Julianna Kozis died after a gunman opened fire in the city's Greektown district. She was the youngest victim.
The second casualty, Reese Fallon, 18, an aspiring nurse, was out with friends when she was also shot and killed.
Alleged gunman Faisal Hussain, 29, died in a shootout with police. The attack injured 13 people, aged 17 to 59.
Father and daughter's 'unbreakable bond'
Julianna, from the Toronto suburb of Markham, was a competitive synchronised swimmer.
The Markham Synchro Club said in a statement they were "profoundly saddened" by her death.
Markham Mayor Frank Scarpitti said the city will lower flags in honour of her memory.
The young girl's father was reportedly among the injured in the shooting, but managed to rush to her hospital bedside on the night of the attack.
Mr Scarpitti said in a statement that "this heartbreaking story speaks to the unbreakable bond between a father and his daughter, and I salute the Toronto Paramedics, doctors and nurses who reportedly brought them together, showing incredible compassion and kindness in her final moments".

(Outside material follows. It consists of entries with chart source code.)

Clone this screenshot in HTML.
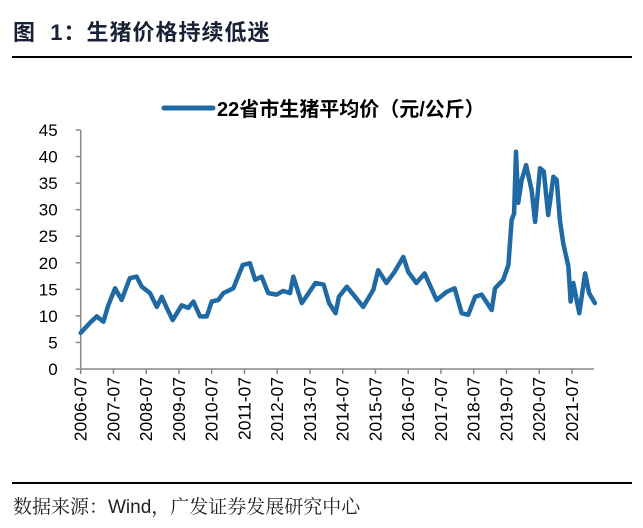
<!DOCTYPE html>
<html><head><meta charset="utf-8"><style>
html,body{margin:0;padding:0;background:#fff;}
body{width:643px;height:528px;overflow:hidden;position:relative;font-family:"Liberation Sans","Noto Sans CJK SC",sans-serif;}
</style></head><body>
<div style="position:absolute;left:13px;top:15px;font-size:22px;letter-spacing:1px;font-weight:bold;color:#1a2238;font-family:'Liberation Sans','Noto Sans CJK SC',sans-serif;">图&nbsp; 1：生猪价格持续低迷</div>
<div style="position:absolute;left:12px;top:56px;width:620px;height:2px;background:#000;"></div>
<svg width="643" height="528" style="position:absolute;left:0;top:0" id="chart"></svg>
<div style="position:absolute;left:12px;top:482px;width:620px;height:2px;background:#000;"></div>
<div style="position:absolute;left:13px;top:492px;font-size:19px;color:#222;font-family:'Liberation Sans','Noto Serif CJK SC',serif;">数据来源：Wind，广发证券发展研究中心</div>
<script>
// months since 2006-07
const months = [0,3.4,5.9,8.3,10.1,12.6,15,18,20.5,22.4,25.4,27.9,29.7,31.5,33.7,37,39.4,41.3,43.7,46.2,48,50.4,52.3,55.9,59.4,62,63.9,66.3,68.7,71.8,74.2,76.7,77.9,81,83.5,86,89,91,93.4,94.6,97.5,99.9,103.5,107.2,109,112,115,118.2,120,123,126,130.4,134,137,139.6,142,144.5,146.9,150.6,151.8,154.8,156.7,157.9,158.8,159.5,160.3,161.6,163.2,165.2,166.5,168.3,169.7,171.3,173.2,174.4,175.6,176.8,178.7,179.5,180.5,182.7,184.8,186.3,188.4];
const prices = [6.8,8.7,9.9,8.9,12,15.2,13,17.1,17.4,15.5,14.3,11.7,13.6,11.5,9.2,12,11.5,12.7,9.9,9.9,12.7,13,14.3,15.2,19.6,19.9,16.8,17.4,14.3,14,14.7,14.3,17.4,12.4,14.3,16.2,15.9,12.4,10.5,13.6,15.5,14,11.7,14.9,18.6,16.2,18.3,21.1,18.3,16.2,18,13,14.5,15.2,10.5,10.2,13.6,14,11.1,15.2,16.8,19.6,28,29.3,40.9,31.3,35.6,38.4,33.7,27.7,37.8,37.2,29,36.2,35.6,28,23.7,19.3,12.7,16.2,10.5,18,14.3,12.4];
const yTicks = [0,5,10,15,20,25,30,35,40,45];
const xTickLabels = ["2006-07","2007-07","2008-07","2009-07","2010-07","2011-07","2012-07","2013-07","2014-07","2015-07","2016-07","2017-07","2018-07","2019-07","2020-07","2021-07"];

const NS="http://www.w3.org/2000/svg";
const svg=document.getElementById('chart');
const x0=80.7, pxPerMonth=32.75/12, yBase=369, pxPerUnit=(369-130)/45;
const xs=m=>x0+m*pxPerMonth;
const ys=v=>yBase-v*pxPerUnit;
function mk(t,a){const e=document.createElementNS(NS,t);for(const k in a)e.setAttribute(k,a[k]);svg.appendChild(e);return e;}

let ax=mk('line',{x1:x0,y1:ys(0),x2:x0,y2:ys(45),stroke:'#888','stroke-width':1.5});


let bx=mk('line',{x1:x0,y1:yBase,x2:594,y2:yBase,stroke:'#888','stroke-width':1.5});



yTicks.forEach(v=>{
  const t=mk('line',{x1:x0-5,y1:ys(v),x2:x0,y2:ys(v),stroke:'#888','stroke-width':1.5});
  
  
  const l=mk('text',{x:x0-23,y:ys(v)+6,'text-anchor':'end','font-size':17,fill:'#000','font-family':'Liberation Sans, sans-serif'});
  l.textContent=v;
  
  
});
xTickLabels.forEach((s,i)=>{
  const x=xs(i*12);
  const t=mk('line',{x1:x,y1:yBase,x2:x,y2:yBase+5,stroke:'#888','stroke-width':1.5});
  
  
  const l=mk('text',{x:0,y:0,'text-anchor':'end','font-size':17.5,fill:'#000','font-family':'Liberation Sans, sans-serif',transform:`translate(${x+6},${yBase+8}) rotate(-90)`});
  l.textContent=s;
  
  
});

const d=months.map((m,i)=>(i?'L':'M')+xs(m).toFixed(1)+' '+ys(prices[i]).toFixed(1)).join(' ');
const p=mk('path',{d:d,fill:'none',stroke:'#1f6aa5','stroke-width':4.5,'stroke-linejoin':'round','stroke-linecap':'round'});



const lg=mk('line',{x1:164,y1:108,x2:213,y2:108,stroke:'#1f6aa5','stroke-width':5,'stroke-linecap':'round'});


const lt=mk('text',{x:217,y:116,'font-size':20,'font-weight':'bold',fill:'#000','font-family':'Liberation Sans, Noto Sans CJK SC, sans-serif'});
lt.textContent='22省市生猪平均价（元/公斤）';


</script>
</body></html>
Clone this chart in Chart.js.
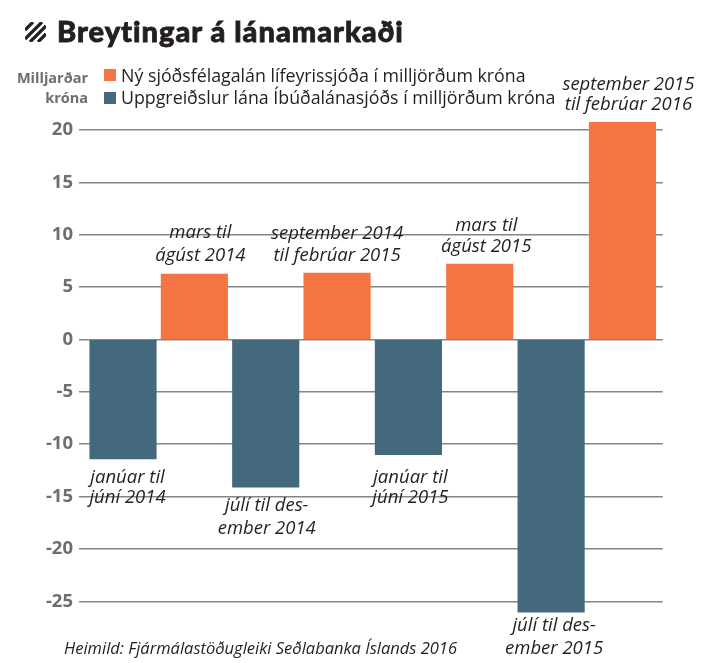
<!DOCTYPE html>
<html>
<head>
<meta charset="utf-8">
<script src="https://cdn.jsdelivr.net/npm/chart.js@4"></script>
<style>
    body { margin: 0; background: #fff; font-family: "Open Sans", sans-serif; }
    #wrap { position: relative; width: 713px; height: 663px; overflow: hidden; }
    canvas { position: absolute; left: 0; top: 0; }
    .txt { position: absolute; white-space: nowrap; }
    #title { left: 57px; top: 13px; font: 900 29px Lato, sans-serif; letter-spacing: 1px; -webkit-text-stroke: 0.8px #231f20; color: #231f20; }
    #unit { left: 0; top: 68px; width: 88px; text-align: right; font: 700 14.5px/20px "Open Sans", sans-serif; color: #6d6e71; }
    .leg { left: 121px; font-size: 17.8px; color: #231f20; }
    .swatch { position: absolute; left: 104px; width: 12px; height: 12px; }
    #source { left: 64px; top: 636px; font: italic 16.5px "Open Sans", sans-serif; color: #231f20; }
</style>
</head>
<body>
<div id="wrap">
    <canvas id="chart" width="713" height="663"></canvas>
    <svg class="txt" style="left:25px;top:22px" width="21" height="20" viewBox="0 0 21 20">
        <path d="M0 8 L8 0 M0 17 L17 0 M5 20 L21 4 M13 20 L21 12" stroke="#231f20" stroke-width="3.2" fill="none"/>
    </svg>
    <div class="txt" id="title">Breytingar á lánamarkaði</div>
    <div class="txt" id="unit">Milljarðar<br>króna</div>
    <div class="swatch" style="top:69px;background:#f47542"></div>
    <div class="txt leg" style="top:63px">Ný sjóðsfélagalán lífeyrissjóða í milljörðum króna</div>
    <div class="swatch" style="top:92px;background:#45697c"></div>
    <div class="txt leg" style="top:85px">Uppgreiðslur lána Íbúðalánasjóðs í milljörðum króna</div>
    <div class="txt" id="source">Heimild: Fjármálastöðugleiki Seðlabanka Íslands 2016</div>
</div>
<script>
// Data
const periods = [
    ['janúar til', 'júní 2014'],
    ['mars til', 'ágúst 2014'],
    ['júlí til des-', 'ember 2014'],
    ['september 2014', 'til febrúar 2015'],
    ['janúar til', 'júní 2015'],
    ['mars til', 'ágúst 2015'],
    ['júlí til des-', 'ember 2015'],
    ['september 2015', 'til febrúar 2016']
];
const newLoans = [null, 6.25, null, 6.35, null, 7.2, null, 20.75];
const repayments = [-11.4, null, -14.1, null, -11.0, null, -26.05, null];
const yTicks = [20, 15, 10, 5, 0, -5, -10, -15, -20, -25];
const seriesNames = ['Ný sjóðsfélagalán lífeyrissjóða í milljörðum króna', 'Uppgreiðslur lána Íbúðalánasjóðs í milljörðum króna'];

// Hand placement of the period names, in pixels from the end of each bar
const labelDx = [4.5, 6, 1, 0, 2, 6.5, 3, 6];
const labelDy = [19, -41, 19, -39, 23, -38, 13, -37];
const labelGap = [20, 23, 23, 22, 20, 21, 23, 20];

function toPoints(values) {
    return values.map((v, i) => ({ x: i, y: v }));
}

const periodLabels = {
    id: 'periodLabels',
    afterDatasetsDraw(chart) {
        const { ctx, scales } = chart;
        ctx.save();
        ctx.font = 'italic 18.5px "Open Sans", sans-serif';
        ctx.fillStyle = '#231f20';
        ctx.textAlign = 'center';
        ctx.textBaseline = 'middle';
        periods.forEach((lines, i) => {
            const value = newLoans[i] !== null ? newLoans[i] : repayments[i];
            const x = scales.x.getPixelForValue(i) + labelDx[i];
            const end = scales.y.getPixelForValue(value);
            lines.forEach((line, n) => {
                ctx.fillText(line, x, end + labelDy[i] + n * labelGap[i]);
            });
        });
        ctx.restore();
    }
};

new Chart(document.getElementById('chart').getContext('2d'), {
    type: 'bar',
    data: {
        datasets: [
            { label: seriesNames[0], data: toPoints(newLoans), backgroundColor: '#f47542', grouped: false, barThickness: 66.5 },
            { label: seriesNames[1], data: toPoints(repayments), backgroundColor: '#45697c', grouped: false, barThickness: 66.5 }
        ]
    },
    options: {
        responsive: false,
        animation: false,
        layout: { padding: { top: 119.6, bottom: 40.8, left: 0, right: 50.3 } },
        plugins: { legend: { display: false }, tooltip: { enabled: false } },
        scales: {
            x: { type: 'linear', offset: false, min: -0.617, max: 7.564, display: false },
            y: {
                min: -27,
                max: 21,
                afterBuildTicks(scale) { scale.ticks = yTicks.map(v => ({ value: v })); },
                afterFit(scale) { scale.width = 79; },
                border: { display: false },
                grid: { color: '#858585', lineWidth: 1.5, drawTicks: false },
                ticks: {
                    padding: 6,
                    color: '#6d6e71',
                    font: { family: '"Open Sans", sans-serif', size: 18.5, weight: '700' }
                }
            }
        }
    },
    plugins: [periodLabels]
});
</script>
</body>
</html>
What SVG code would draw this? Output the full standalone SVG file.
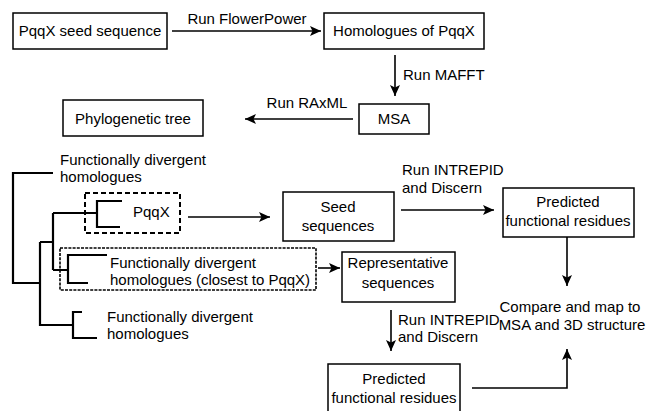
<svg xmlns="http://www.w3.org/2000/svg" width="654" height="411" viewBox="0 0 654 411">
<style>
text{font-family:"Liberation Sans",Arial,sans-serif;font-size:15px;fill:#000}
.c{text-anchor:middle}
.box{fill:#fff;stroke:#000;stroke-width:1.5}
.ln{fill:none;stroke:#000;stroke-width:1.6}
.tree{fill:none;stroke:#000;stroke-width:2.2}
.d1{fill:none;stroke:#000;stroke-width:2;stroke-dasharray:5,3}
.d2{fill:none;stroke:#000;stroke-width:1.6;stroke-dasharray:3,1.2}
</style>
<defs>
<marker id="ah" markerUnits="userSpaceOnUse" markerWidth="12" markerHeight="10" refX="11" refY="5" orient="auto">
<path d="M0,0 L11,5 L0,10 L2.5,5 z" fill="#000"/>
</marker>
</defs>
<g id="n-seed"><rect class="box" x="13" y="13" width="154" height="36"/><text class="c" x="90" y="36">PqqX seed sequence</text></g>
<g id="n-homologues"><rect class="box" x="324" y="13" width="160" height="36"/><text class="c" x="404" y="36">Homologues of PqqX</text></g>
<g id="n-msa"><rect class="box" x="359" y="104" width="70" height="30"/><text class="c" x="394" y="124">MSA</text></g>
<g id="n-tree"><rect class="box" x="63" y="100" width="140" height="36"/><text class="c" x="133" y="124">Phylogenetic tree</text></g>
<g id="n-phylo">
<path class="tree" d="M53,173 H13 V283 H40 M40,242 V325 H73 M82,312 H73 V338 H97 M40,242 H53 M53,213 V270 M53,213 H97 M122,201 H97 V227 H120 M53,270 H68 M107,255 H68 V283 H88"/>
<text x="60" y="165">Functionally divergent</text><text x="60" y="182">homologues</text>
<text x="107" y="322">Functionally divergent</text><text x="107" y="339">homologues</text>
</g>
<g id="n-pqqx"><rect class="d1" x="85" y="193" width="95" height="40"/><text x="133" y="217">PqqX</text></g>
<g id="n-closest"><rect class="d2" x="60" y="248" width="256" height="42"/><text x="110" y="268">Functionally divergent</text><text x="110" y="285">homologues (closest to PqqX)</text></g>
<g id="n-seedseq"><rect class="box" x="283" y="192" width="111" height="49"/><text class="c" x="338" y="212">Seed</text><text class="c" x="338" y="231">sequences</text></g>
<g id="n-pred1"><rect class="box" x="503" y="188" width="131" height="49"/><text class="c" x="568" y="207">Predicted</text><text class="c" x="568" y="226">functional residues</text></g>
<g id="n-rep"><rect class="box" x="342" y="252" width="113" height="50"/><text class="c" x="398" y="268">Representative</text><text class="c" x="398" y="288">sequences</text></g>
<g id="n-pred2"><rect class="box" x="328" y="364" width="132" height="52"/><text class="c" x="394" y="384">Predicted</text><text class="c" x="394" y="403">functional residues</text></g>
<g id="n-compare"><text class="c" x="570" y="312">Compare and map to</text><text class="c" x="572" y="330">MSA and 3D structure</text></g>
<g id="connectors">
<path class="ln" d="M172,31 H321" marker-end="url(#ah)"/>
<text class="c" x="247" y="24">Run FlowerPower</text>
<path class="ln" d="M395,55 V96" marker-end="url(#ah)"/>
<text x="403" y="80">Run MAFFT</text>
<path class="ln" d="M353,119 H245" marker-end="url(#ah)"/>
<text class="c" x="307" y="108">Run RAxML</text>
<path class="ln" d="M188,217 H270" marker-end="url(#ah)"/>
<path class="ln" d="M401,210 H494" marker-end="url(#ah)"/>
<text x="402" y="175">Run INTREPID</text><text x="402" y="193">and Discern</text>
<path class="ln" d="M567,237 V286" marker-end="url(#ah)"/>
<path class="ln" d="M318,268 H340" marker-end="url(#ah)"/>
<path class="ln" d="M391,310 V351" marker-end="url(#ah)"/>
<text x="398" y="325">Run INTREPID</text><text x="398" y="342">and Discern</text>
<path class="ln" d="M472,388 H567 V349" marker-end="url(#ah)"/>
</g>
</svg>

City councillor Jim Karygiannis, who is acquainted with Julianna's parents, told the BBC her "loving family" is devastated.
Who was the other fatality?
Reese Fallon had recently graduated from high school and was due to begin university.
She was involved in the youth wing of the federal Liberal party and was remembered as "smart, passionate and full of energy".
In a statement, the Toronto District School Board said they were "heartbroken" by the news of her death.
The school board said she "was highly regarded by staff and loved by her friends".
Who was the gunman?
Hussain has been described by friends and neighbours as shy and quiet, a young man seen frequently walking through his Thorncliffe Park neighbourhood.
The Toronto man worked a retail job at a local grocery and pharmacy chain.
Aamir Sukhera, a friend of his, spoke to Canadian media on Monday night and described the suspect as someone who was "humble" and "kept to himself".
Resident Saira Ahmed told Reuters that the suspect rarely spoke with anyone when he was out in the community, which is about 4km (2.5 miles) north of where the attack took place.
His family released a statement in which they expressed their "deepest condolences" to the victims and their families for what they called "our son's horrific actions".
They said their son suffered from serious mental health challenges and had struggled with psychosis and depression most of his life, neither of which responded to treatment.
What was the motive?
Toronto police say it is too early in the investigation to speculate on a motive.
City police chief Mark Saunders said on Wednesday officials have found no evidence linking the attack to terrorism.
On Monday evening, police executed a search warrant on the apartment in a modest high-rise building that the suspect shared with his parents, and were seen carrying out boxes of evidence.
Police are working with other law enforcement agencies in Canada, going through background information, the suspect's experiences with mental health, and his online activity.
In the wake of the shooting, calls are growing for handguns sales to be banned in urban areas.